The major tomato producing counties in Kenya are Kajiado, Kirinyaga, Taita-Taveta, Laikipia, Bungoma, and Trans-Nzoia with the production volume of tomato in the country currently standing at 574,458 metric tons and earning the country about Sh20 billion from an area of 28,263 hectares.

Moses Murunya , the Chief Officer Agriculture and Fisheries in Kajiado County, acknowledged that farmers in the Rombo area  which is currently the highest producer of tomatoes in the country, has been facing  challenges in terms of production of tomatoes, in soils, capacity to produce optimally  due to seeds and also in market accessibility.

“Our main market is Mombasa and the County Government is trying to address the challenge of access to markets through the establishment of a factory that is being built by the Ewaso Nyiro Development Authority,” he said.

Murunya said that once complete, the factory will address the issue of glut when it comes to excess production or even due to poor markets as it will invest in value addition, and this will automatically address the farmers’ post-harvest losses they have been incurring.

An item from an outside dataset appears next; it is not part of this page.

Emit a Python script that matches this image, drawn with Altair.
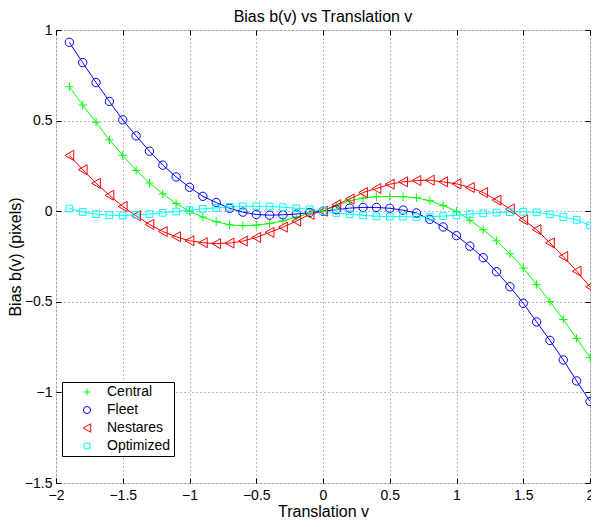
import altair as alt
import pandas as pd

# Translation v (sample positions)
x_vals = [-1.9, -1.8, -1.7, -1.6, -1.5, -1.4, -1.3, -1.2, -1.1, -1.0,
          -0.9, -0.8, -0.7, -0.6, -0.5, -0.4, -0.3, -0.2, -0.1, 0.0,
          0.1, 0.2, 0.3, 0.4, 0.5, 0.6, 0.7, 0.8, 0.9, 1.0,
          1.1, 1.2, 1.3, 1.4, 1.5, 1.6, 1.7, 1.8, 1.9, 2.0]

central = [0.687, 0.586, 0.491, 0.394, 0.308, 0.225, 0.156, 0.096, 0.042, 0.000,
           -0.033, -0.058, -0.075, -0.080, -0.077, -0.068, -0.053, -0.033, -0.011, 0.000,
           0.030, 0.058, 0.072, 0.080, 0.081, 0.080, 0.074, 0.058, 0.032, -0.001,
           -0.050, -0.102, -0.164, -0.235, -0.314, -0.404, -0.499, -0.598, -0.702, -0.808]

fleet = [0.932, 0.820, 0.710, 0.606, 0.504, 0.416, 0.331, 0.254, 0.189, 0.132,
         0.082, 0.048, 0.016, -0.005, -0.018, -0.022, -0.020, -0.016, -0.007, 0.000,
         0.008, 0.017, 0.021, 0.021, 0.016, 0.006, -0.010, -0.045, -0.087, -0.135,
         -0.193, -0.257, -0.334, -0.417, -0.508, -0.611, -0.713, -0.821, -0.937, -1.050]

nestares = [0.308, 0.229, 0.154, 0.088, 0.026, -0.025, -0.073, -0.112, -0.141, -0.163,
            -0.174, -0.179, -0.176, -0.165, -0.145, -0.117, -0.088, -0.055, -0.018, 0.000,
            0.036, 0.067, 0.103, 0.125, 0.149, 0.162, 0.169, 0.171, 0.162, 0.151,
            0.131, 0.103, 0.061, 0.012, -0.047, -0.102, -0.175, -0.250, -0.331, -0.417]

optimized = [0.015, -0.004, -0.016, -0.022, -0.024, -0.020, -0.016, -0.009, -0.002, 0.006,
             0.013, 0.018, 0.024, 0.027, 0.027, 0.026, 0.022, 0.016, 0.011, 0.000,
             -0.010, -0.017, -0.023, -0.028, -0.030, -0.030, -0.032, -0.030, -0.027, -0.023,
             -0.016, -0.012, -0.008, -0.005, -0.003, -0.006, -0.017, -0.032, -0.048, -0.078]

series_names = ["Central", "Fleet", "Nestares", "Optimized"]
series_colors = ["#00ff00", "#0000ff", "#ff0000", "#00ffff"]
PLUS = "M-1,0L1,0M0,-1L0,1"
TRI_LEFT = "M-1.05,0L1.05,-1.2L1.05,1.2Z"
SQUARE = "M-0.8,-0.8L0.8,-0.8L0.8,0.8L-0.8,0.8Z"
series_shapes = [PLUS, "circle", TRI_LEFT, SQUARE]

x_ticks = [-2, -1.5, -1, -0.5, 0, 0.5, 1, 1.5, 2]
y_ticks = [-1.5, -1, -0.5, 0, 0.5, 1]

rows = []
for name, vals in zip(series_names, [central, fleet, nestares, optimized]):
    for xv, yv in zip(x_vals, vals):
        rows.append({"v": xv, "b": yv, "series": name})
df = pd.DataFrame(rows)

W, H = 534, 453
FONT = "Liberation Sans"

xscale = alt.Scale(domain=[-2, 2], nice=False, zero=False)
yscale = alt.Scale(domain=[-1.5, 1], nice=False, zero=False)

legend_props = dict(
    title=None, orient="none", legendX=6, legendY=352,
    strokeColor="black", fillColor="white", padding=3,
    labelFontSize=14, labelFont=FONT, labelColor="black",
    symbolSize=50, symbolStrokeWidth=1, symbolOffset=15, labelOffset=13,
    rowPadding=4, cornerRadius=0,
)

color_enc = alt.Color("series:N", scale=alt.Scale(domain=series_names, range=series_colors),
                      legend=alt.Legend(**legend_props))
shape_enc = alt.Shape("series:N", scale=alt.Scale(domain=series_names, range=series_shapes),
                      legend=alt.Legend(**legend_props))

base = alt.Chart(df)

# line colours: same mapping, listed in reverse so that it forms its own (hidden) legend group
lines = base.mark_line(strokeWidth=1).encode(
    x=alt.X("v:Q", scale=xscale, axis=None),
    y=alt.Y("b:Q", scale=yscale, axis=None),
    stroke=alt.Stroke("series:N",
                      scale=alt.Scale(domain=series_names[::-1], range=series_colors[::-1]),
                      legend=None),
    detail="series:N",
)

grid_common = dict(grid=True, gridColor="black", gridDash=[1, 3], gridOpacity=0.55, gridWidth=1,
                   ticks=False, domain=False, labelFontSize=14, labelFont=FONT, labelColor="black",
                   format="~g", titleFont=FONT, titleFontSize=16, titleFontWeight="normal",
                   titleColor="black", labelFlush=False)

points = base.mark_point(filled=False, strokeWidth=1, opacity=1, size=70).encode(
    x=alt.X("v:Q", scale=xscale,
            axis=alt.Axis(orient="bottom", values=x_ticks, title="Translation v",
                          labelPadding=5, titleY=33, titleBaseline="alphabetic",
                          **grid_common)),
    y=alt.Y("b:Q", scale=yscale,
            axis=alt.Axis(orient="left", values=y_ticks, title="Bias b(v) (pixels)",
                          labelPadding=4, titleX=-41, titleBaseline="middle",
                          **grid_common)),
    color=color_enc,
    shape=shape_enc,
)

tick_common = dict(labels=False, domain=False, grid=False, ticks=True, tickSize=5,
                   tickColor="black", tickWidth=1, title=None)

ticks_a = base.mark_point(opacity=0).encode(
    x=alt.X("v:Q", scale=xscale, axis=alt.Axis(orient="top", offset=-H, values=x_ticks, **tick_common)),
    y=alt.Y("b:Q", scale=yscale, axis=alt.Axis(orient="right", offset=-W, values=y_ticks, **tick_common)),
)
ticks_b = base.mark_point(opacity=0).encode(
    x=alt.X("v:Q", scale=xscale, axis=alt.Axis(orient="bottom", offset=-H, values=x_ticks, **tick_common)),
    y=alt.Y("b:Q", scale=yscale, axis=alt.Axis(orient="left", offset=-W, values=y_ticks, **tick_common)),
)

chart = alt.layer(lines, points, ticks_a, ticks_b).resolve_scale(
    x="independent", y="independent"
).properties(
    width=W, height=H,
    title=alt.TitleParams("Bias b(v) vs Translation v", fontSize=16, fontWeight="normal",
                          font=FONT, color="black", anchor="middle", offset=0, dy=2),
    autosize=alt.AutoSizeParams(type="none"),
    padding={"left": 48, "top": 22, "right": 1, "bottom": 36},
).configure_view(
    stroke="black", strokeWidth=1
).configure(background="white")

chart.save("out.html", embed_options={"renderer": "svg", "actions": False})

“Value addition is the greatest solution to the glut and excess production and even production that does not go anywhere due to transport and exit point challenges,” he said, noting that apart from creating employment, money readily for farmers, revenue for the county, there will be improvement use of all by products for use for livestock feeds once the factory is up and running.

Jane Njeri Mwangi from Rombo area and who moved from Kiambu County 10 years ago to farm tomatoes said the technologies being brought by KALRO to the farmers are welcome and timely as most of them have been suffering from lack of good seeds, and pesticides when it comes to production of tomatoes.

Tomato production is estimated to contribute more than Sh15 billion annually to the Kenya economy, supplying income to the producers and food to the country’s population.

The Government has been striving to achieve national household and individual food and nutrition security to address the inaccessibility to food which is closely linked to poverty which stands at 46 percent nationally.

The initiative to attain food and nutrition security is anchored in the Kenya Climate Smart Agriculture Strategy (2017–2026) that envisions a climate resilient and low carbon growth sustainable agriculture that contributes to the national development goals in line with Kenya’s Vision 2030.